For curiosity, one useful exercise I've found is Anna Salamon's practice of setting a 7-minute timer and trying to think of as many questions as possible within that period. The common pattern here seems to be "quantity over quality". If you're in a mental state where you feel a small amount of reinforcement for a bad idea, and a large amount of reinforcement for a good idea, don't be surprised if a torrent of ideas follows (some of which are good).

Another practice I've found useful is keeping a notebook. Harnessing "ambient thought" and recording ideas as they come to me, in the appropriate notebook page, seems to be much more efficient on a per-minute basis than dedicated brainstorming.

If I was attacking this problem, my overall strategic approach would differ a little from what you are describing here.

I would place less emphasis on intellectual centralization and more emphasis on encouraging people to develop idiosyncratic perspectives/form their own ontologies. Rationale: if many separately developed idiosyncratic perspectives all predict that a particular action X is desirable, that is good evidence that we should do X. There's an analogy to stock trading here. (Relatedly, the finance/venture capital industry might be the segment of society that has the most domain expertise related to predicting the future, modulo principle-agent problems that come with investing other peoples' money. Please let me know if you can think of other candidates... perhaps the intelligence community?)

Discipline could be useful for reading books & passing classes which expand one's library of concepts, but once you get to the original reasoning part, discipline gets less useful. Centralization could be useful for making sure that the space of ideas relevant to AI strategy gets thoroughly covered through our collective study, and for helping people find intellectual collaborators.

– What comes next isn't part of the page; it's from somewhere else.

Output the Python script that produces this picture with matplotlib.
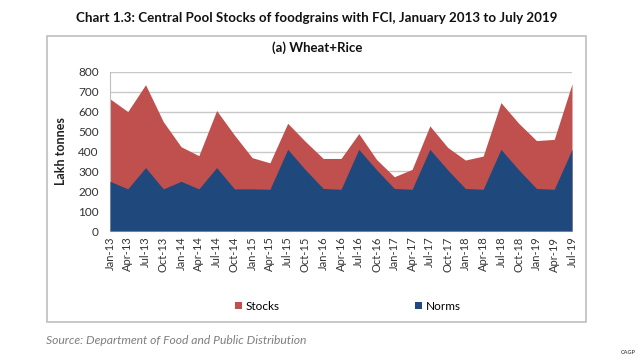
import matplotlib
matplotlib.use('Agg')
import matplotlib.pyplot as plt
from matplotlib.patches import Rectangle, Patch

plt.rcParams['font.family'] = ['Lato', 'DejaVu Sans']

# quarterly labels, Jan-13 .. Jul-19
quarters = ['Jan-13', 'Apr-13', 'Jul-13', 'Oct-13', 'Jan-14', 'Apr-14', 'Jul-14',
            'Oct-14', 'Jan-15', 'Apr-15', 'Jul-15', 'Oct-15', 'Jan-16', 'Apr-16',
            'Jul-16', 'Oct-16', 'Jan-17', 'Apr-17', 'Jul-17', 'Oct-17', 'Jan-18',
            'Apr-18', 'Jul-18', 'Oct-18', 'Jan-19', 'Apr-19', 'Jul-19']

# lakh tonnes
stocks = [665, 601, 736, 550, 424, 379, 606, 483, 369, 343, 542, 450, 365, 365,
          490, 360, 273, 310, 529, 421, 357, 377, 646, 542, 455, 461, 740]
norms = [250, 212, 319, 212, 250, 212, 319, 212, 212, 210, 411, 308, 214, 210,
         411, 308, 214, 210, 411, 308, 214, 210, 411, 308, 214, 210, 411]

RED = '#C0504D'
BLUE = '#1F497D'

fig = plt.figure(figsize=(6.4, 3.6), dpi=100)
ax = fig.add_axes([110 / 640, 1 - 231 / 360, 462 / 640, 159 / 360])

x = list(range(len(quarters)))
ax.fill_between(x, stocks, 0, color=RED, linewidth=0, zorder=2)
ax.fill_between(x, norms, 0, color=BLUE, linewidth=0, zorder=3)

ax.set_xlim(0, len(quarters) - 1)
ax.set_ylim(0, 800)
ax.set_yticks(range(0, 801, 100))
ax.set_xticks(x)
ax.set_xticklabels(quarters, rotation=90, fontsize=8, color='#333333')
ax.tick_params(axis='y', labelsize=8.5, colors='#333333', length=0, pad=8)
ax.tick_params(axis='x', length=0, pad=4)
ax.grid(axis='y', color='#C8C8C8', linewidth=1, zorder=1)
ax.set_axisbelow(True)
for side in ['top', 'right']:
    ax.spines[side].set_visible(False)
for side in ['left', 'bottom']:
    ax.spines[side].set_color('#BFBFBF')
ax.set_ylabel('Lakh tonnes', fontsize=9, fontweight='bold', color='#222222', labelpad=8)

# outer chart box
fig.patches.append(Rectangle((47 / 640, 1 - 322 / 360), 539 / 640, 286 / 360,
                             transform=fig.transFigure, fill=False,
                             edgecolor='#BFBFBF', linewidth=1.2))

fig.text(317 / 640, 1 - 18 / 360,
         'Chart 1.3: Central Pool Stocks of foodgrains with FCI, January 2013 to July 2019',
         ha='center', va='center', fontsize=9.6, fontweight='bold', color='#111111')
fig.text(317 / 640, 1 - 48 / 360, '(a) Wheat+Rice', ha='center', va='center',
         fontsize=9.5, fontweight='bold', color='#111111')

handles = [Patch(facecolor=RED, label='Stocks'), Patch(facecolor=BLUE, label='Norms')]
fig.legend(handles=handles, loc='center', bbox_to_anchor=(348 / 640, 1 - 306 / 360),
           ncol=2, frameon=False, fontsize=8.5, columnspacing=11.5, handlelength=0.6,
           handleheight=0.6, handletextpad=0.3)

fig.text(46 / 640, 1 - 341 / 360, 'Source: Department of Food and Public Distribution',
         ha='left', va='center', fontsize=8.7, style='italic', color='#7F7F7F')
fig.text(628 / 640, 1 - 352 / 360, 'CAGP', ha='center', va='center', fontsize=4,
         fontweight='bold', color='#555555')

fig.savefig('out.png', dpi=100)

But I would go for beers, whiteboards, and wikis with long lists of crowdsourced pros and cons, structured to maximize the probability that usefully related ideas will at one point or another be co-located in someone's working memory, before any kind of standard curriculum. I suspect it's better to see AI strategy as a fundamentally interdisciplinary endeavor. (It might be useful to look at successful interdisciplinary research groups such as the Santa Fe Institute for ideas.) And forget all that astronomical waste nonsense for a moment. We are in a simulation. We score 1 point if we get a positive singularity, 0 points otherwise. Where is the loophole in the game's rules that the designers didn't plan for?

[Disclaimer: I haven't made a serious effort to survey the literature or systematically understand the recommendations of experts on either creativity or curiosity, and everything in this comment is just made up of bits and pieces I picked up here and there. If you agree with my hunch that creativity/curiosity are a core part of the problem, it might be worth doing a serious lit review/systematically reading authors who write about this stuff such as Thomas Kuhn, plus reading innovators in various fields who have written about their creative process.]